I guess Black Cat Mystic was safer than Black Cat Mystery. Who knows?

The book's "mystic" reincarnation lasted only 6 issues, and then the title was cancelled.

But wait...super-heroes were coming back!! So in 1962, Harvey revived the title (and continued the numbering!):

These were pretty much just reprints, albeit with colorful new covers to emphasize the super-heroey aspects of the stories. Sadly, this lasted just 3 issues.

There have been some reprint series, with covers playing up the "look, she's a hot girl in a bathing suit who is in danger, so buy this, men!" angle:

And that's it.

So, next time somebody whines about how confusing modern comics companies can be with their constant re-numbering/re-titling, just laugh, and point them to the Black Cat. We've been here before.


Britt Reid said...

The "Western" run was also present-day, and involved Linda shooting movies (Westerns, of course) on location and encountering various criminals.

snell said...

Really? That's depressing. The covers involved sure gave a different impression, going so far as to say "stories in the Wild West."

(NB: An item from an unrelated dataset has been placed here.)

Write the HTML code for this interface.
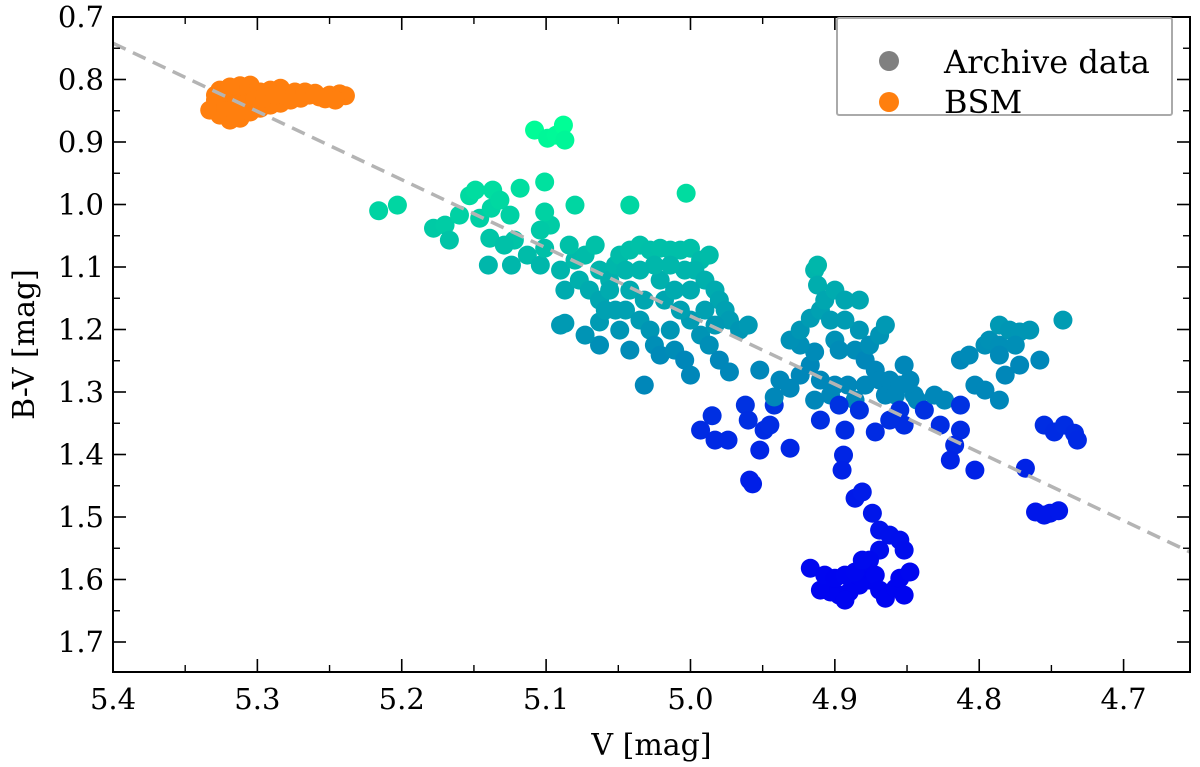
<!DOCTYPE html>
<html><head><meta charset="utf-8"><style>
html,body{margin:0;padding:0;background:#fff;width:1200px;height:767px;overflow:hidden}
svg{display:block;font-family:"DejaVu Serif","Liberation Serif",serif}
</style></head><body>
<svg id="chart" width="1200" height="767" viewBox="0 0 1200 767" xmlns="http://www.w3.org/2000/svg">
<defs><clipPath id="plotclip"><rect x="113" y="17" width="1077" height="655"/></clipPath></defs>
<g id="grid-marks" clip-path="url(#plotclip)"></g>
<g id="axes"></g>
</svg>
<script>
const xTicks=[5.4,5.3,5.2,5.1,5.0,4.9,4.8,4.7];
const xTickLabels=["5.4","5.3","5.2","5.1","5.0","4.9","4.8","4.7"];
const yTicks=[0.7,0.8,0.9,1.0,1.1,1.2,1.3,1.4,1.5,1.6,1.7];
const yTickLabels=["0.7","0.8","0.9","1.0","1.1","1.2","1.3","1.4","1.5","1.6","1.7"];
const fitLine=[[5.4,0.742],[4.654,1.556]];
const bsmV=[5.329,5.333,5.326,5.319,5.312,5.305,5.298,5.291,5.284,5.277,5.270,5.264,5.257,5.250,5.243,5.239,5.326,5.319,5.312,5.305,5.298,5.291,5.284,5.305,5.312,5.319,5.329,5.322,5.316,5.309,5.302,5.295,5.288,5.281,5.274,5.267,5.260,5.253,5.246,5.322,5.315];
const bsmBV=[.833,.849,.857,.865,.862,.852,.846,.841,.838,.833,.830,.825,.828,.825,.823,.826,.817,.820,.825,.825,.820,.817,.814,.809,.810,.812,.825,.841,.841,.841,.833,.830,.825,.825,.820,.820,.822,.831,.833,.850,.855];
const archV=[5.216,5.203,5.178,5.170,5.167,5.160,5.153,5.149,5.137,5.139,5.146,5.138,5.132,5.125,5.118,5.101,5.122,5.129,5.124,5.113,5.104,5.101,5.097,5.080,5.101,5.104,5.090,5.087,5.077,5.070,5.063,5.080,5.084,5.073,5.066,5.063,5.056,5.052,5.049,5.042,5.035,5.028,5.021,5.014,5.007,5.000,4.993,4.987,4.997,4.990,4.983,4.980,4.976,4.973,4.966,4.960,5.063,5.045,5.035,5.056,5.042,5.032,5.028,5.025,5.021,5.032,5.042,5.049,5.014,5.011,5.004,5.000,4.993,4.987,4.980,4.973,5.000,4.990,4.983,5.007,5.018,5.021,5.011,5.000,5.004,5.014,5.025,5.035,5.045,5.052,5.059,5.063,5.140,5.073,5.090,5.087,5.042,5.003,5.108,5.099,5.093,5.088,5.087,
4.993,4.985,4.983,4.974,4.962,4.959,4.957,4.960,4.952,4.949,4.945,4.942,4.942,4.931,4.952,4.938,4.931,4.924,4.917,4.914,4.924,4.931,4.924,4.917,4.910,4.903,4.900,4.897,4.910,4.903,4.914,4.910,4.914,4.912,4.912,4.907,4.900,4.893,4.883,4.883,4.893,4.886,4.879,4.872,4.876,4.869,4.865,4.886,4.883,4.897,4.900,4.891,4.879,4.869,4.865,4.858,4.862,4.855,4.848,4.845,4.855,4.852,4.862,4.872,4.893,4.894,4.886,4.843,4.852,4.838,4.827,4.831,4.824,4.813,4.803,4.796,4.786,4.813,4.807,4.796,4.793,4.786,4.786,4.779,4.772,4.765,4.782,4.772,4.813,4.817,4.803,4.786,4.775,4.758,4.820,4.742,4.768,4.755,4.748,4.741,4.734,4.732,4.761,4.755,4.751,4.745,
4.895,4.881,4.874,4.869,4.862,4.855,4.852,4.869,4.876,4.879,4.876,4.883,4.890,4.897,4.903,4.910,4.917,4.907,4.900,4.893,4.886,4.872,4.869,4.865,4.858,4.855,4.848,4.852,4.893,4.881];
const archBV=[1.010,1.001,1.038,1.033,1.057,1.017,0.986,0.977,0.977,1.054,1.022,1.006,0.993,1.017,0.974,0.964,1.057,1.065,1.097,1.081,1.097,1.070,1.033,1.001,1.012,1.041,1.105,1.137,1.121,1.137,1.153,1.089,1.065,1.081,1.065,1.105,1.121,1.097,1.081,1.073,1.065,1.073,1.070,1.073,1.073,1.070,1.089,1.081,1.105,1.121,1.137,1.153,1.169,1.185,1.201,1.193,1.188,1.169,1.185,1.137,1.137,1.153,1.201,1.225,1.241,1.289,1.233,1.201,1.201,1.233,1.249,1.273,1.209,1.225,1.249,1.268,1.185,1.169,1.193,1.169,1.153,1.121,1.137,1.137,1.105,1.097,1.097,1.105,1.105,1.169,1.169,1.225,1.097,1.209,1.193,1.190,1.001,0.982,0.881,0.894,0.889,0.873,0.897,
1.361,1.338,1.377,1.377,1.321,1.441,1.447,1.345,1.393,1.361,1.353,1.321,1.308,1.390,1.265,1.281,1.294,1.273,1.257,1.236,1.225,1.217,1.201,1.182,1.169,1.185,1.217,1.233,1.281,1.305,1.313,1.345,1.105,1.097,1.129,1.153,1.137,1.153,1.153,1.201,1.185,1.233,1.249,1.265,1.225,1.209,1.193,1.313,1.329,1.321,1.289,1.289,1.289,1.281,1.305,1.305,1.281,1.289,1.281,1.305,1.329,1.353,1.345,1.364,1.361,1.401,1.470,1.313,1.257,1.329,1.353,1.305,1.313,1.321,1.289,1.297,1.313,1.249,1.241,1.225,1.217,1.225,1.193,1.201,1.204,1.201,1.273,1.257,1.361,1.385,1.425,1.241,1.225,1.249,1.409,1.185,1.422,1.353,1.364,1.353,1.366,1.377,1.492,1.497,1.494,1.490,
1.425,1.460,1.494,1.521,1.529,1.537,1.553,1.553,1.569,1.585,1.601,1.609,1.620,1.625,1.620,1.617,1.582,1.593,1.598,1.593,1.588,1.593,1.617,1.630,1.614,1.598,1.588,1.625,1.633,1.569];

const NS='http://www.w3.org/2000/svg';
const L=113,R=1190,T=17,B=672;
const xMin=5.4,xMax=4.654,yMin=0.7,yMax=1.748;
function xs(v){return L+(v-xMin)/(xMax-xMin)*(R-L);}
function ys(v){return T+(v-yMin)/(yMax-yMin)*(B-T);}
function mk(tag,attrs,parent){const e=document.createElementNS(NS,tag);for(const k in attrs)e.setAttribute(k,attrs[k]);parent.appendChild(e);return e;}
const marks=document.getElementById('grid-marks');
const axes=document.getElementById('axes');
function lerp(a,b,t){return Math.round(a+(b-a)*t);}
function colorFor(bv){
 let t=Math.max(0,Math.min(1,(bv-0.87)/0.38));
 if(t<=1&&bv<1.32){return `rgb(0,${lerp(255,135,t)},${lerp(150,185,t)})`;}
 let u=Math.max(0,Math.min(1,(bv-1.32)/0.28));
 return `rgb(0,${lerp(50,5,u)},${lerp(225,240,u)})`;
}
for(let i=0;i<archV.length;i++){
 const c=mk('circle',{cx:xs(archV[i]),cy:ys(archBV[i]),r:9.5,fill:colorFor(archBV[i])},marks);
 
 
}
for(let i=0;i<bsmV.length;i++){
 const c=mk('circle',{cx:xs(bsmV[i]),cy:ys(bsmBV[i]),r:9.5,fill:'#ff7f0e'},marks);
 
 
}
const fl=mk('line',{x1:xs(fitLine[0][0]),y1:ys(fitLine[0][1]),x2:xs(fitLine[1][0]),y2:ys(fitLine[1][1]),stroke:'#b4b4b4','stroke-width':3.5,'stroke-dasharray':'14,8'},marks);


const fr=mk('rect',{x:L,y:T,width:R-L,height:B-T,fill:'none',stroke:'#000','stroke-width':2},axes);


for(let i=0;i<xTicks.length;i++){
 const x=xs(xTicks[i]);
 mk('line',{x1:x,y1:B,x2:x,y2:B-13,stroke:'#000','stroke-width':1.6},axes);
 mk('line',{x1:x,y1:T,x2:x,y2:T+13,stroke:'#000','stroke-width':1.6},axes);
 const t=mk('text',{x:x,y:B+37,'text-anchor':'middle','font-size':29},axes);t.textContent=xTickLabels[i];
 
 
 const m=xTicks[i]-0.05;
 if(m>xMax){const xm=xs(m);mk('line',{x1:xm,y1:B,x2:xm,y2:B-7,stroke:'#000','stroke-width':1.4},axes);mk('line',{x1:xm,y1:T,x2:xm,y2:T+7,stroke:'#000','stroke-width':1.4},axes);}
}
for(let i=0;i<yTicks.length;i++){
 const y=ys(yTicks[i]);
 mk('line',{x1:L,y1:y,x2:L+13,y2:y,stroke:'#000','stroke-width':1.6},axes);
 mk('line',{x1:R,y1:y,x2:R-13,y2:y,stroke:'#000','stroke-width':1.6},axes);
 const t=mk('text',{x:L-9,y:y+10,'text-anchor':'end','font-size':29},axes);t.textContent=yTickLabels[i];
 
 
 const m=yTicks[i]+0.05;
 if(m<yMax){const ym=ys(m);mk('line',{x1:L,y1:ym,x2:L+7,y2:ym,stroke:'#000','stroke-width':1.4},axes);mk('line',{x1:R,y1:ym,x2:R-7,y2:ym,stroke:'#000','stroke-width':1.4},axes);}
}
const xt=mk('text',{x:(L+R)/2,y:755,'text-anchor':'middle','font-size':30},axes);xt.textContent='V [mag]';


const yt=mk('text',{x:0,y:0,'text-anchor':'middle','font-size':30,transform:`translate(34,${(T+B)/2}) rotate(-90)`},axes);yt.textContent='B-V [mag]';


const lg=mk('g',{},axes);


mk('rect',{x:837,y:18,width:335,height:97,fill:'#fff',stroke:'#aaa','stroke-width':2,rx:2},lg);
const e1=mk('g',{},lg);


mk('circle',{cx:889,cy:61,r:10,fill:'#808080'},e1);
const t1=mk('text',{x:944,y:73,'font-size':32},e1);t1.textContent='Archive data';
const e2=mk('g',{},lg);


mk('circle',{cx:889,cy:102,r:10,fill:'#ff7f0e'},e2);
const t2=mk('text',{x:944,y:113,'font-size':32},e2);t2.textContent='BSM';
</script>
</body></html>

Ah, well, we can always hope for a revival that actually puts her in the olde west...

Britt Reid said...

Comics set in the "present day" West were pretty popular after the Golden Age.
Both John Wayne and Buster Crabbe had comics where they (as themselves) were involved in Western stories set in the present between the actors' movie and tv appearances!
And of course, there was Space Western, with cowboys and the US Army against aliens, also "present-day"...

Prof. Chronotis said...

I wonder why, on that "Hollywood period" cover, she's being hit on by Steve Canyon?

Britt Reid said...

Actually, that's her boyfriend Rick.
But due to the fact that artist Lee Elias was heavily-influenced by Milton Caniff, your assumption wouldn't be unreasonble.
Note: Harvey also published Terry and the Pirates and Steve Canyon comics during this period!

Mr. Whiskas said...

One of the best blog posts on comics I've ever seen. Well done.